E sebbene sia stata lodevole l’idea di replicare per il trecentesimo di Di Zinno anche in inverno, non crediamo sia questa la crescita “quantitativa” di cui abbiamo bisogno, anche perché resta evento spot legato alla ricorrenza. Siamo invece convinti che da tutto questo si debba partire, perché rappresenta il cuore della tradizione, ma che sia altrettanto importante lavorare ad una crescita qualitativa e quantitativa degli eventi, che sia attrattiva non solo per i campobassani e gli abitanti dei paesi limitrofi, ma che attiri sempre più persone dalla regione Molise e, perché no, dall’intero territorio nazionale. In questo senso per noi la crescita è rappresentata dal superamento della festa popolare, dallo sviluppo di un Festival che generi turismo, cultura, commercio per il centro, le contrade, la città e i paesi vicini. L’Italia e il mondo intero sono pieni di esempi, di buone pratiche da seguire e traslare sul nostro territorio, nel rispetto delle nostre tradizioni e dei nostri valori”.

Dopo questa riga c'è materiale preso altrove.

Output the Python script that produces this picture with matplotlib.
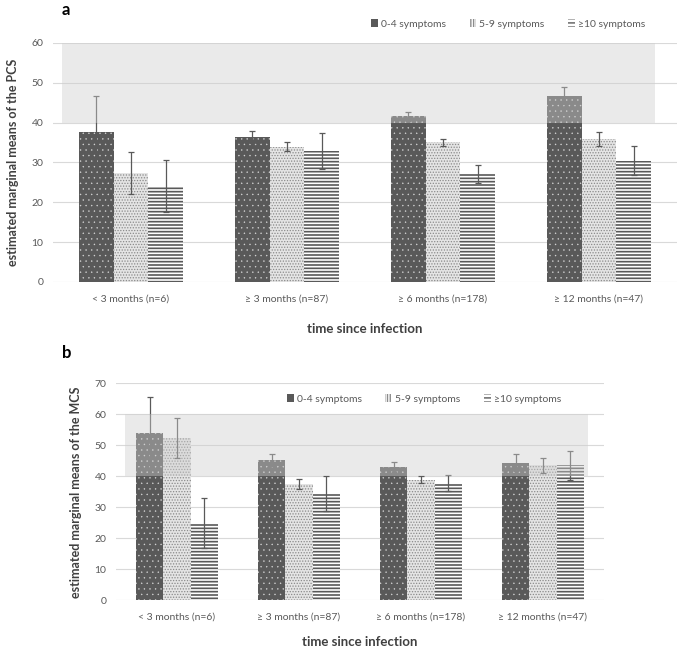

“Partendo da queste premesse – conclude il movimento – siamo certi di vedere Campobasso come una città europea, che punti cioè a vivere nel rispetto dei valori di un’Europa che per noi è oggi imprescindibile opportunità, di confronto e di sviluppo. Finanziamenti, Progetti, Erasmus, buone pratiche, conoscenza, sono tutti esempi concreti del perché sia anacronistico oggi avere posizioni di chiusura verso l’Europa Unita. La nostra città ideale, invece, ha imparato a gestire questi strumenti e ne sfrutta appieno i vantaggi; si evolve finalmente da paese a città di medie dimensioni, al centro di una regione d’Europa, e guarda al futuro con orgoglio e a testa alta, coinvolgendo nei processi il centro storico e le periferie, le contrade, i paesi limitrofi, e rispetta le sue identità storiche, attuali, future”.